Road to Mastery: Finding Your Own Road

Written by alex.olival | Published 2017/06/21
Tech Story Tags: programming | careers | career-advice | passion | motivation

TLDRvia the TL;DR App

Studying or learning a craft is meaningless if you haven’t found your way or passion. Within each craft there could be several areas of expertise to choose from. Information Technology is no exception. From Software Engineering to Data Mining, Web Development to Systems Administration there’s a whole lot of choices. You will get exposed to a lot of them in any good University. So how do you find your sweet spot? Here’s how I did it.

“Gut Feeling”

Hold on, wait… before you roll your eyes, hear me out. In my last post I mentioned finding your strong points - meaning what you enjoyed doing. Sounds cliché? It shouldn’t.

How many times have you changed your mind about what you wanted to do? Actually, how many times have you changed your mind about something as trivial as where to go out for lunch with a group of friends? Doesn’t matter how bad you want that sushi: you will follow the crowd.

What I mean by this is that we tend to let a lot of factors and standards influence some of our decisions about what we want. That is completely fine and expected of a social-heavy species like ours. But what is NOT fine is when this behavioural pattern ends up affecting more than our restaurant choice. Say for example… your career choice.

The Wrong Standards

You should always trust your feelings when it comes to what you want to do. No matter how convincing anyone can be otherwise. Do you feel the call of a Cisco Router rather than an IDE? Does SysAdmin excite you more than the recent buzz of Big Data? Go for it.

Remember you will spend about half your life subordinated to your decision. You’re already in IT. Fortunately and so far, whatever you choose can’t be bad.

Now, with this I don’t mean that you can’t switch later on. What I am saying though is that there isn’t a more fertile, agile and overall better time to experiment with that decision than University. Jumping areas of expertise later on can be done - but it will take extra effort.

The main issue is having the wrong standards. Unless you discount your own happiness for money, salary reports are the big one. But the worst of them all, especially in University, is grades. I am so glad I got over that one. Allow me to elaborate.

Grades. Do. Not. Matter.

…that much. Let me tell you a story.

One of the courses I took during my degree was “Systems Integration”. In theory it was about how different systems could communicate agnostically. So we learned about XML, XSD, SOAP ( I know…) and Web Services (I SAID I KNOW). So I guess the modern equivalent would be about JSON, parsing and REST. Nevertheless, it ended up being one of my most favourite, if not The Most favourite, courses I took.
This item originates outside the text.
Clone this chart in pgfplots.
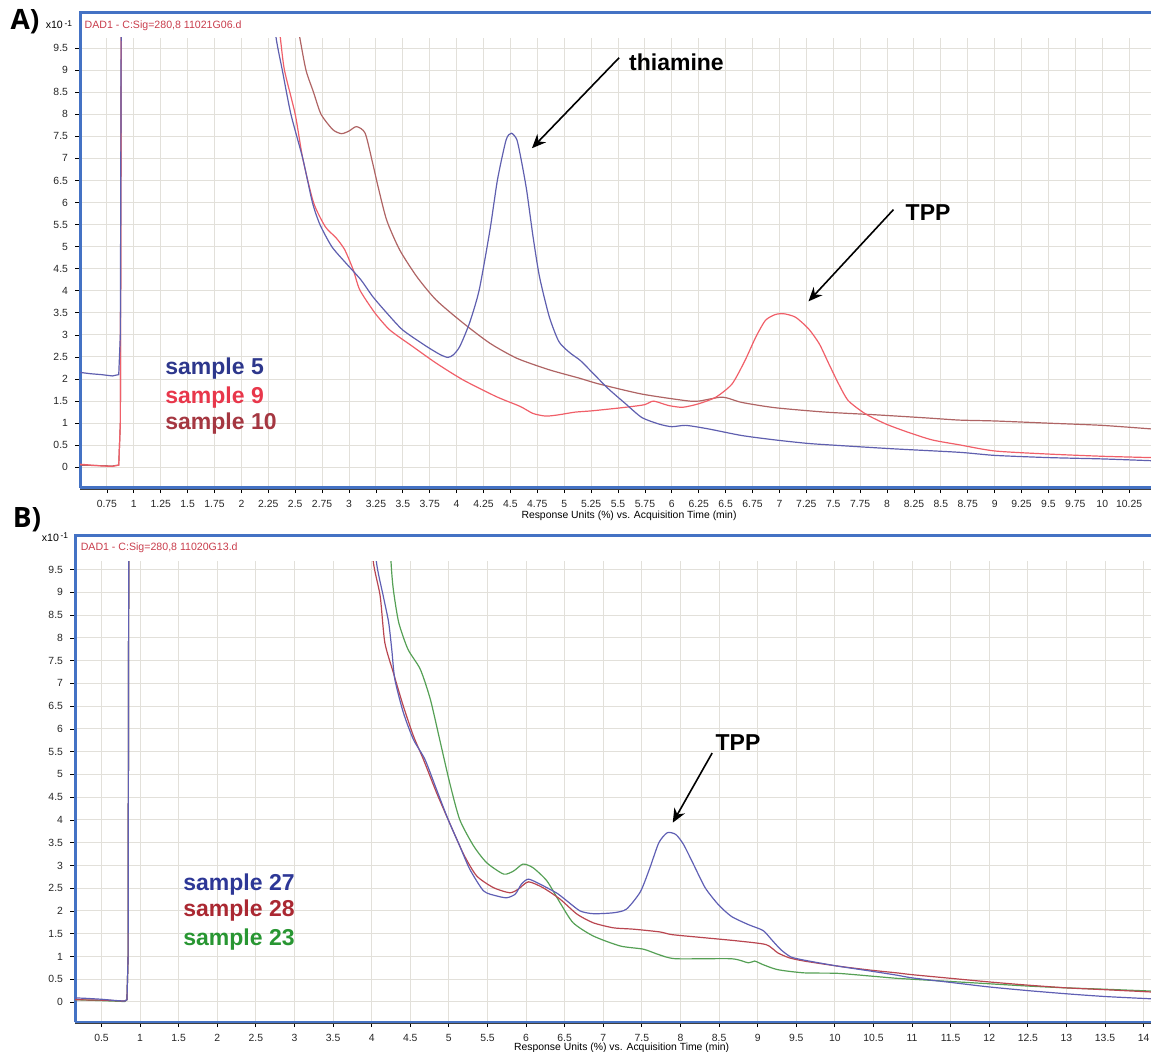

The project was what really got my attention.

We were meant to write an application in C# that could read ePub files. It should save user statistics which along with the application settings should be stored in XML, validated with a schema (XSD) and sent to a Cloud for storage (a Web Service also written in C#).

I worked with two colleagues who were as hyped for that project as me. One of which is my friend and mentor Joaquim Ley, who’s blog you should definitely check out if you love Android awesomeness!

Since we shared a passion for clean code and good architecture we spent hours agonizing over generic methods, interface segregation, good OOP practices, all that jazz. At least to the extend that any 3rd year student could, which obviously isn’t saying much. We had so much fun with it that we had the time to snap this photo on the delivery date:

If only we knew what was coming.

What we didn’t spend hours agonizing over was making sure the requirements were met. We ended up delivering a very well architectured application… that didn’t have any connection with a Cloud service at all.

The grades came in: 10 points out of 20.

I can’t imagine how unhappy I would be today if I had based my decision on that score. That score ended up being meaningless. Why?

First, it taught me how features are the most important thing for any client (he definitely doesn’t care how optimized your cache routine is, he just wants that damn share to Facebook button implemented).

Secondly, it sparked my passion for clean organized code and proper object oriented programming, which drives me to this day.

And finally: we had 100% score in Software Architecture. That’s some ego boost coming from one of the best teachers I ever had when it came to good software practices and memory optimization.

Here I am three years later, happily employed and using a framework which actually has clean, beautiful, maintainable code as its core philosophy, daily.

Conclusion

In reality what matters is going for what you like doing, regardless of difficulty or opinion. In the end, it’s way easier to learn and grow in something you’re passionate about than something you were made to do, or made yourself do.

CHOOSE WHAT YOU ENJOY.

When you start staying up late watching talks and tutorials about a certain technology, you got yourself a keeper.

I myself had Android as my first choice (thank you for the bump Joaquim Ley ❤), and Laravel as my backup. I ended up with the latter. But I did come very close to accepting a BPM gig just for the pay.

I’d probably have a rope around my neck by now.